### WHAT THE TASK ASKS
Leave the pictures out. Return all other data exactly.

************

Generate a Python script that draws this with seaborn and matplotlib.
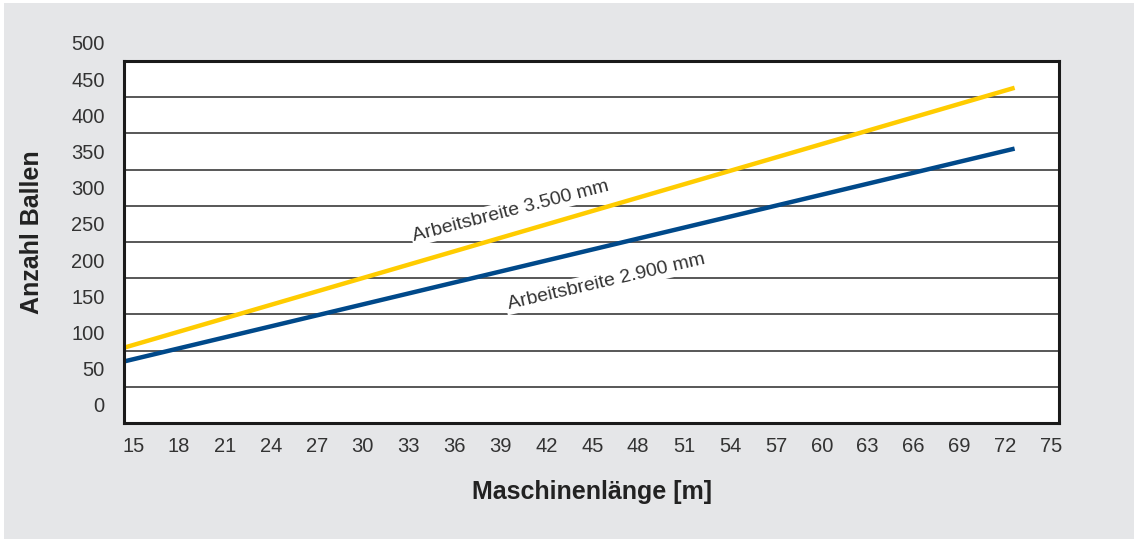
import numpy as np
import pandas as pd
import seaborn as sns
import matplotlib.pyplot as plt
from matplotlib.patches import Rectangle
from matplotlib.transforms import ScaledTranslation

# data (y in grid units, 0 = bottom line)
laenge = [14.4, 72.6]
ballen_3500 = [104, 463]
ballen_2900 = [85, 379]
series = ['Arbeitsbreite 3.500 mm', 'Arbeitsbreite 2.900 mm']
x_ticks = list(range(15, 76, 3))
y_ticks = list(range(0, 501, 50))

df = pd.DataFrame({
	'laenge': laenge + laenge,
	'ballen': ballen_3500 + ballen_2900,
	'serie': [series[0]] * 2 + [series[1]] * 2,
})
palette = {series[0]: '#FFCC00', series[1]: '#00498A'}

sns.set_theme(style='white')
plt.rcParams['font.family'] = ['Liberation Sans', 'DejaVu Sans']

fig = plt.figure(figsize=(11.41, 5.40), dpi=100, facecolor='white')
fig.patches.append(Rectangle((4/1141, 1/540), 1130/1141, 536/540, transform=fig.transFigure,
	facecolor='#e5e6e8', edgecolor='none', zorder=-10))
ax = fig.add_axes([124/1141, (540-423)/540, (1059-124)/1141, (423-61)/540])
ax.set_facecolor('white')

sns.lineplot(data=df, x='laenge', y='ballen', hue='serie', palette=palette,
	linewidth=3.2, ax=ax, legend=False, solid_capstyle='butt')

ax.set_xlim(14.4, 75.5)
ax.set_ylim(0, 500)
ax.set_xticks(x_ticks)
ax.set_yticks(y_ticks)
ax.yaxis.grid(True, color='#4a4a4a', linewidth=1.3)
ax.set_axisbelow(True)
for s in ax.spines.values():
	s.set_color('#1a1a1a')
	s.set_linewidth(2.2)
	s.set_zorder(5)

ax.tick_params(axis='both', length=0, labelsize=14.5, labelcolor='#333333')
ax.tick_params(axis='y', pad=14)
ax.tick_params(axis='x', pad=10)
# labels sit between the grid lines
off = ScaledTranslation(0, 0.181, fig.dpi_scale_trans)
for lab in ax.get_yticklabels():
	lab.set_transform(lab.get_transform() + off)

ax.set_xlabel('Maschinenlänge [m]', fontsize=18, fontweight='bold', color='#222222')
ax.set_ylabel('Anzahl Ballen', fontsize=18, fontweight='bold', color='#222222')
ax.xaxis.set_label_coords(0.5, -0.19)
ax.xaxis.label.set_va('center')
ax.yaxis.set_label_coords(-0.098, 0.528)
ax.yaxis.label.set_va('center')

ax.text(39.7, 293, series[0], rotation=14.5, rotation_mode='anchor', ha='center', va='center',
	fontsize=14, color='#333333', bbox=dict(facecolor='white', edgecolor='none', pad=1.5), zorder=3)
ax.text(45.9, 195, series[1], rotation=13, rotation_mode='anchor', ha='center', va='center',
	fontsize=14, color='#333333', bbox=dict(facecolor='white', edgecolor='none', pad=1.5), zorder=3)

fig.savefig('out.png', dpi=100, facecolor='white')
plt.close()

************

### TASK SOLUTION
Generate a Python script that draws this with seaborn and matplotlib.
import numpy as np
import pandas as pd
import seaborn as sns
import matplotlib.pyplot as plt
from matplotlib.patches import Rectangle
from matplotlib.transforms import ScaledTranslation

# data (y in grid units, 0 = bottom line)
laenge = [14.4, 72.6]
ballen_3500 = [104, 463]
ballen_2900 = [85, 379]
series = ['Arbeitsbreite 3.500 mm', 'Arbeitsbreite 2.900 mm']
x_ticks = list(range(15, 76, 3))
y_ticks = list(range(0, 501, 50))

df = pd.DataFrame({
	'laenge': laenge + laenge,
	'ballen': ballen_3500 + ballen_2900,
	'serie': [series[0]] * 2 + [series[1]] * 2,
})
palette = {series[0]: '#FFCC00', series[1]: '#00498A'}

sns.set_theme(style='white')
plt.rcParams['font.family'] = ['Liberation Sans', 'DejaVu Sans']

fig = plt.figure(figsize=(11.41, 5.40), dpi=100, facecolor='white')
fig.patches.append(Rectangle((4/1141, 1/540), 1130/1141, 536/540, transform=fig.transFigure,
	facecolor='#e5e6e8', edgecolor='none', zorder=-10))
ax = fig.add_axes([124/1141, (540-423)/540, (1059-124)/1141, (423-61)/540])
ax.set_facecolor('white')

sns.lineplot(data=df, x='laenge', y='ballen', hue='serie', palette=palette,
	linewidth=3.2, ax=ax, legend=False, solid_capstyle='butt')

ax.set_xlim(14.4, 75.5)
ax.set_ylim(0, 500)
ax.set_xticks(x_ticks)
ax.set_yticks(y_ticks)
ax.yaxis.grid(True, color='#4a4a4a', linewidth=1.3)
ax.set_axisbelow(True)
for s in ax.spines.values():
	s.set_color('#1a1a1a')
	s.set_linewidth(2.2)
	s.set_zorder(5)

ax.tick_params(axis='both', length=0, labelsize=14.5, labelcolor='#333333')
ax.tick_params(axis='y', pad=14)
ax.tick_params(axis='x', pad=10)
# labels sit between the grid lines
off = ScaledTranslation(0, 0.181, fig.dpi_scale_trans)
for lab in ax.get_yticklabels():
	lab.set_transform(lab.get_transform() + off)

ax.set_xlabel('Maschinenlänge [m]', fontsize=18, fontweight='bold', color='#222222')
ax.set_ylabel('Anzahl Ballen', fontsize=18, fontweight='bold', color='#222222')
ax.xaxis.set_label_coords(0.5, -0.19)
ax.xaxis.label.set_va('center')
ax.yaxis.set_label_coords(-0.098, 0.528)
ax.yaxis.label.set_va('center')

ax.text(39.7, 293, series[0], rotation=14.5, rotation_mode='anchor', ha='center', va='center',
	fontsize=14, color='#333333', bbox=dict(facecolor='white', edgecolor='none', pad=1.5), zorder=3)
ax.text(45.9, 195, series[1], rotation=13, rotation_mode='anchor', ha='center', va='center',
	fontsize=14, color='#333333', bbox=dict(facecolor='white', edgecolor='none', pad=1.5), zorder=3)

fig.savefig('out.png', dpi=100, facecolor='white')
plt.close()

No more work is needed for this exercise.